begin MATERIAL TO PROCESS
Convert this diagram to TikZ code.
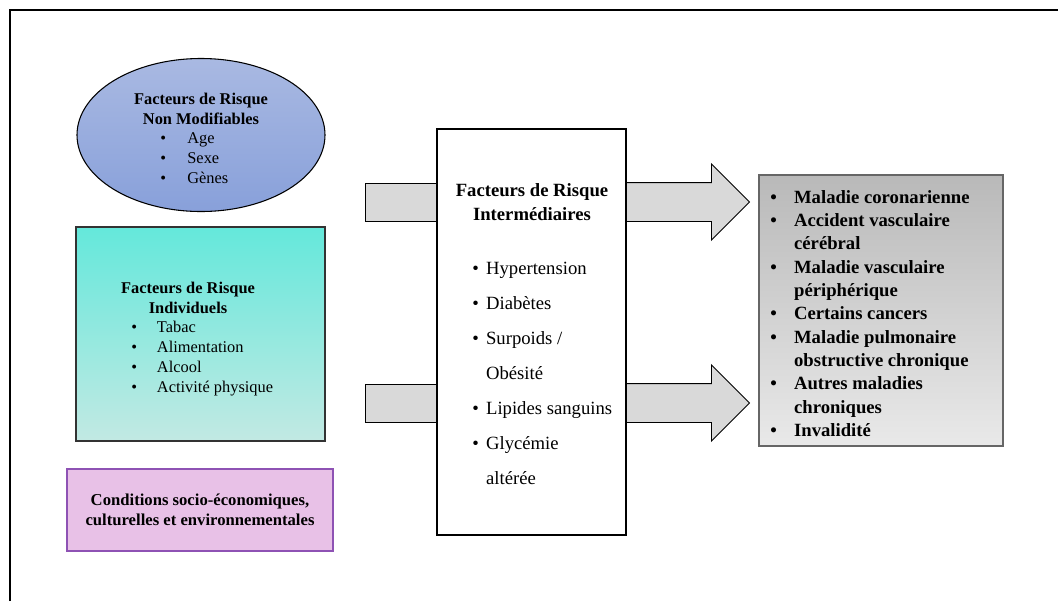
end MATERIAL TO PROCESS
begin MATERIAL TO PROCESS
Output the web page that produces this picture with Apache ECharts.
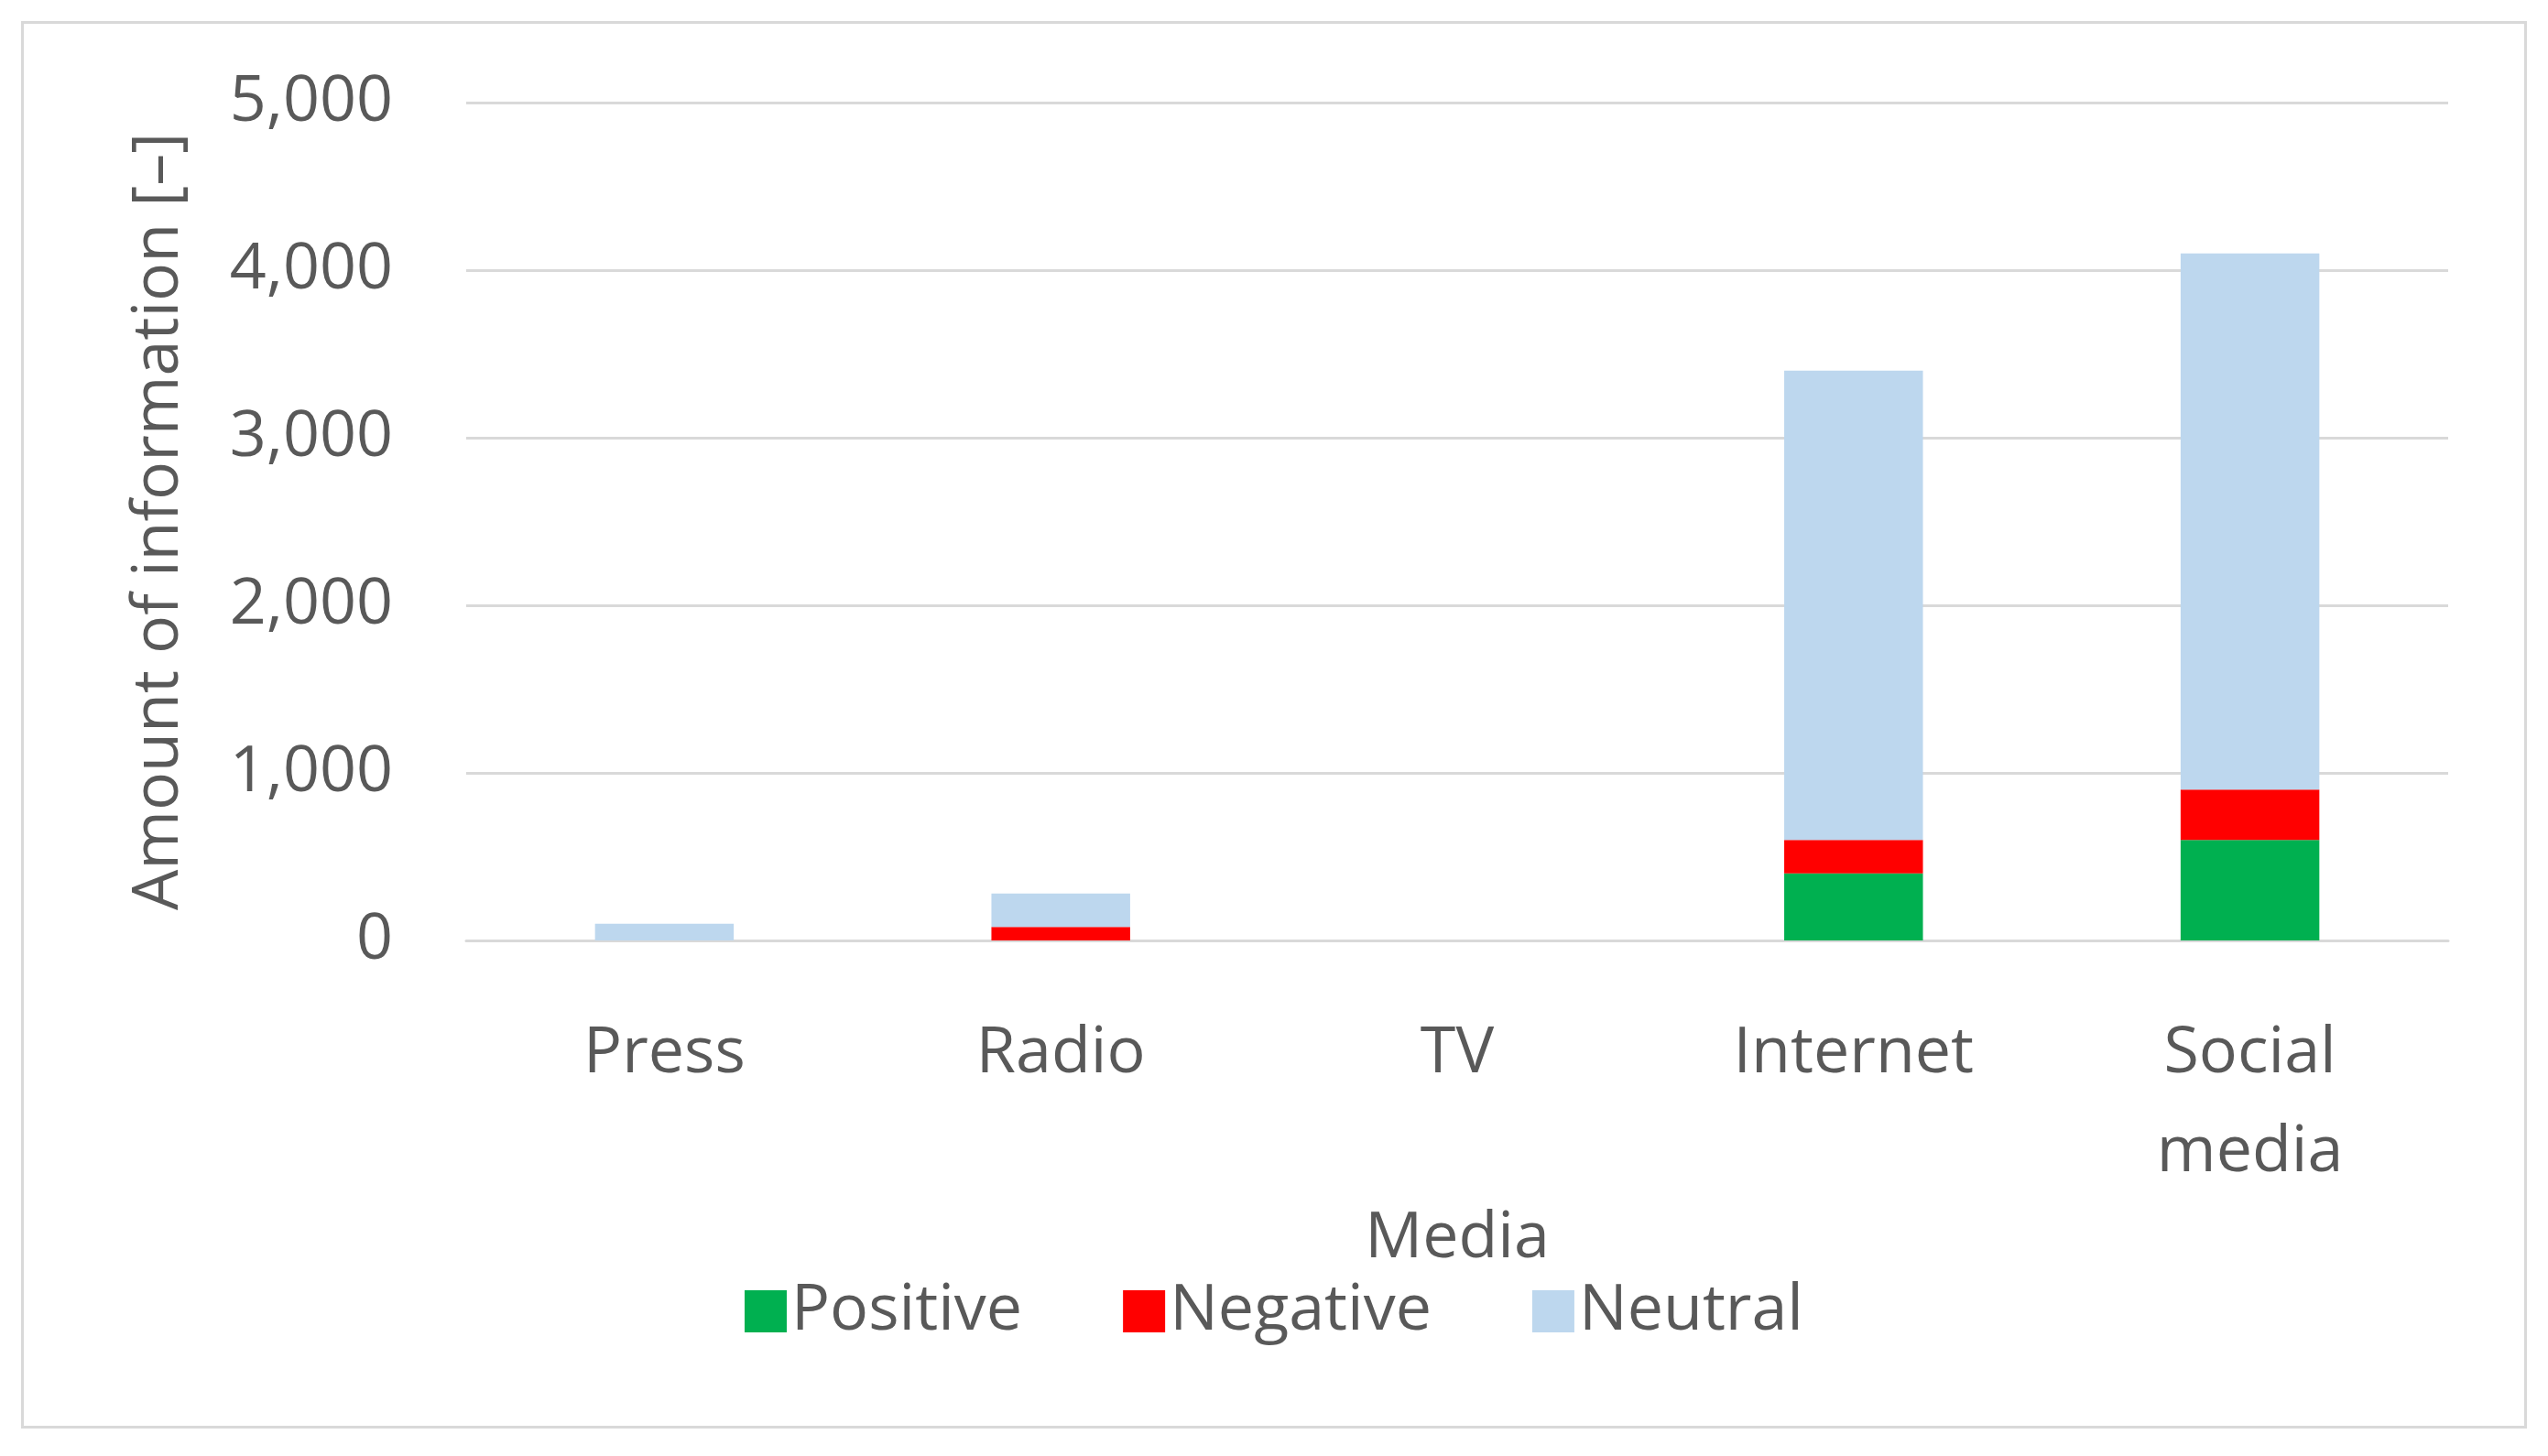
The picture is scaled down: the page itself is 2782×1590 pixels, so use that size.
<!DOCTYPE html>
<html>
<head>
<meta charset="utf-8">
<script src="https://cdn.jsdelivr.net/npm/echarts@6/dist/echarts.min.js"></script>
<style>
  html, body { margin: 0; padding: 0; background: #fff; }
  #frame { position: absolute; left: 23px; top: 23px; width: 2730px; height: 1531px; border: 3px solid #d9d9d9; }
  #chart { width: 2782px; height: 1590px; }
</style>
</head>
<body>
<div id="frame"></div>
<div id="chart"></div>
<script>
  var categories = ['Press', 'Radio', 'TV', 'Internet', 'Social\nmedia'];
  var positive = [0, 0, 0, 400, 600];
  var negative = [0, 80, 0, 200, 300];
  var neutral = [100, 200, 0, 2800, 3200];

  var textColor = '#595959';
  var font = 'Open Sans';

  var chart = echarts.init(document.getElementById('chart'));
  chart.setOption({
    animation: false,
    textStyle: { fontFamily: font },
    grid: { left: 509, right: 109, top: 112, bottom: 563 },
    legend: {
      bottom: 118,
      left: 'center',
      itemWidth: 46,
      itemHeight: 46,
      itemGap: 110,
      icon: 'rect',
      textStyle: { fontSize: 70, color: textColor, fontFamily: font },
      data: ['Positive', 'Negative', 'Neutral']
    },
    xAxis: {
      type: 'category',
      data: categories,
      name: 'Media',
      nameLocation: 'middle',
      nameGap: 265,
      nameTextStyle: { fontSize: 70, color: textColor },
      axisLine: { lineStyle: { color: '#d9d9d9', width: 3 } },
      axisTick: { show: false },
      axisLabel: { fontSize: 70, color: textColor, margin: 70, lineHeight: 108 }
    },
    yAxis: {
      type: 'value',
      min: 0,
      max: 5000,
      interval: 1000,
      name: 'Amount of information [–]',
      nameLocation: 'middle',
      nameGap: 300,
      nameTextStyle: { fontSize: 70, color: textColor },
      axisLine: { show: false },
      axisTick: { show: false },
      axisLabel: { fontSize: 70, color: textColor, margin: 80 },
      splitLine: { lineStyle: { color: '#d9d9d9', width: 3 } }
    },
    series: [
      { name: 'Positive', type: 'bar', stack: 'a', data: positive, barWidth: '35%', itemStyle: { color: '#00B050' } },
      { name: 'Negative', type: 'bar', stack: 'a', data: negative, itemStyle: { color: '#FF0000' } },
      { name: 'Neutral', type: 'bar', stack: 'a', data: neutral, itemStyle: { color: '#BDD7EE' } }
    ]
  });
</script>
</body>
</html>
end MATERIAL TO PROCESS
- **GIVEN REQUEST**: Give the count of lines holding the word "that", with no other words.

- **SOLUTION**: 2